▶ [What you are asked to do] Output the material exactly, but drop every image it holds.
+++
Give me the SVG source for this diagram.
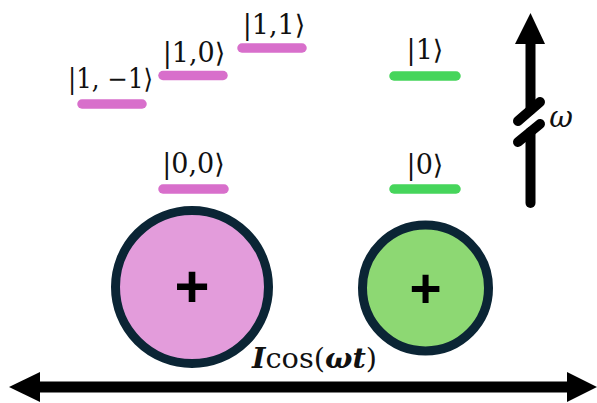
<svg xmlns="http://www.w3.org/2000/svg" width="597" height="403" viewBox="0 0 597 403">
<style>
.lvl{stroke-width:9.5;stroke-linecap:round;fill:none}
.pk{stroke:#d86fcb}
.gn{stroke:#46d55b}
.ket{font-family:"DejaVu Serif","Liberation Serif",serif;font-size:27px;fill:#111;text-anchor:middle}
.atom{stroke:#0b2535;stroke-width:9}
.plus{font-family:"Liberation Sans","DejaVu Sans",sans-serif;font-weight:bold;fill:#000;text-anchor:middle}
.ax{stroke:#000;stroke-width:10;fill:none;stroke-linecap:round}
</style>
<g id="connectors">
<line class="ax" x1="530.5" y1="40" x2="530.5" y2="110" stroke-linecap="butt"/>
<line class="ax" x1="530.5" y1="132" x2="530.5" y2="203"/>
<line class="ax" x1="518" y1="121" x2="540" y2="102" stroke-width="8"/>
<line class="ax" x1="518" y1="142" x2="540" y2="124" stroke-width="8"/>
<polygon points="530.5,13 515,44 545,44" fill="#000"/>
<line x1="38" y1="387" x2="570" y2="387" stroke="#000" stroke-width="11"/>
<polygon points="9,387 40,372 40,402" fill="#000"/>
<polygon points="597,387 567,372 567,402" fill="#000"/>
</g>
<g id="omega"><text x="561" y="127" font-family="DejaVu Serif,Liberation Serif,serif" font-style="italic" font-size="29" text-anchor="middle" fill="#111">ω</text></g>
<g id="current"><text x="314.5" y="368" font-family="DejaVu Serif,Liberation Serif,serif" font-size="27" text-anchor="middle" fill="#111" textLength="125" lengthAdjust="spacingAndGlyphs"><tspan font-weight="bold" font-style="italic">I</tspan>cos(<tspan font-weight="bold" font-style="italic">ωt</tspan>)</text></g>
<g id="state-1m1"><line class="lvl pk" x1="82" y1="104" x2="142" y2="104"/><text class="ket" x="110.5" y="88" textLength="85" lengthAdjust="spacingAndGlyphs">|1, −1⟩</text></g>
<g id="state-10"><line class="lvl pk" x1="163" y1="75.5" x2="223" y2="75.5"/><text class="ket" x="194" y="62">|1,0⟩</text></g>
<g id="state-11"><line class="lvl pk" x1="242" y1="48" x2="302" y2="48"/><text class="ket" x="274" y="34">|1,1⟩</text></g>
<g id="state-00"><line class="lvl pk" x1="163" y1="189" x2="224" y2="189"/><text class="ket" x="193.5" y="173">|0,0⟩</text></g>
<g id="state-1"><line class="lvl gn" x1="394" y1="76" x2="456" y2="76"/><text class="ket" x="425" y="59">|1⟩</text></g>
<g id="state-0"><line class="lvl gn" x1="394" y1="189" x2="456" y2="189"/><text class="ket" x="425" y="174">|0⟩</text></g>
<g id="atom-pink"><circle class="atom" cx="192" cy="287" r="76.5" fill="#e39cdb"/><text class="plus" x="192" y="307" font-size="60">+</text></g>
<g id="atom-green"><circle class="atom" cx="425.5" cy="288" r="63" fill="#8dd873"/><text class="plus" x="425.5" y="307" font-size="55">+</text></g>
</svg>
+++
▶ [Result of this task]
Give me the SVG source for this diagram.
<svg xmlns="http://www.w3.org/2000/svg" width="597" height="403" viewBox="0 0 597 403">
<style>
.lvl{stroke-width:9.5;stroke-linecap:round;fill:none}
.pk{stroke:#d86fcb}
.gn{stroke:#46d55b}
.ket{font-family:"DejaVu Serif","Liberation Serif",serif;font-size:27px;fill:#111;text-anchor:middle}
.atom{stroke:#0b2535;stroke-width:9}
.plus{font-family:"Liberation Sans","DejaVu Sans",sans-serif;font-weight:bold;fill:#000;text-anchor:middle}
.ax{stroke:#000;stroke-width:10;fill:none;stroke-linecap:round}
</style>
<g id="connectors">
<line class="ax" x1="530.5" y1="40" x2="530.5" y2="110" stroke-linecap="butt"/>
<line class="ax" x1="530.5" y1="132" x2="530.5" y2="203"/>
<line class="ax" x1="518" y1="121" x2="540" y2="102" stroke-width="8"/>
<line class="ax" x1="518" y1="142" x2="540" y2="124" stroke-width="8"/>
<polygon points="530.5,13 515,44 545,44" fill="#000"/>
<line x1="38" y1="387" x2="570" y2="387" stroke="#000" stroke-width="11"/>
<polygon points="9,387 40,372 40,402" fill="#000"/>
<polygon points="597,387 567,372 567,402" fill="#000"/>
</g>
<g id="omega"><text x="561" y="127" font-family="DejaVu Serif,Liberation Serif,serif" font-style="italic" font-size="29" text-anchor="middle" fill="#111">ω</text></g>
<g id="current"><text x="314.5" y="368" font-family="DejaVu Serif,Liberation Serif,serif" font-size="27" text-anchor="middle" fill="#111" textLength="125" lengthAdjust="spacingAndGlyphs"><tspan font-weight="bold" font-style="italic">I</tspan>cos(<tspan font-weight="bold" font-style="italic">ωt</tspan>)</text></g>
<g id="state-1m1"><line class="lvl pk" x1="82" y1="104" x2="142" y2="104"/><text class="ket" x="110.5" y="88" textLength="85" lengthAdjust="spacingAndGlyphs">|1, −1⟩</text></g>
<g id="state-10"><line class="lvl pk" x1="163" y1="75.5" x2="223" y2="75.5"/><text class="ket" x="194" y="62">|1,0⟩</text></g>
<g id="state-11"><line class="lvl pk" x1="242" y1="48" x2="302" y2="48"/><text class="ket" x="274" y="34">|1,1⟩</text></g>
<g id="state-00"><line class="lvl pk" x1="163" y1="189" x2="224" y2="189"/><text class="ket" x="193.5" y="173">|0,0⟩</text></g>
<g id="state-1"><line class="lvl gn" x1="394" y1="76" x2="456" y2="76"/><text class="ket" x="425" y="59">|1⟩</text></g>
<g id="state-0"><line class="lvl gn" x1="394" y1="189" x2="456" y2="189"/><text class="ket" x="425" y="174">|0⟩</text></g>
<g id="atom-pink"><circle class="atom" cx="192" cy="287" r="76.5" fill="#e39cdb"/><text class="plus" x="192" y="307" font-size="60">+</text></g>
<g id="atom-green"><circle class="atom" cx="425.5" cy="288" r="63" fill="#8dd873"/><text class="plus" x="425.5" y="307" font-size="55">+</text></g>
</svg>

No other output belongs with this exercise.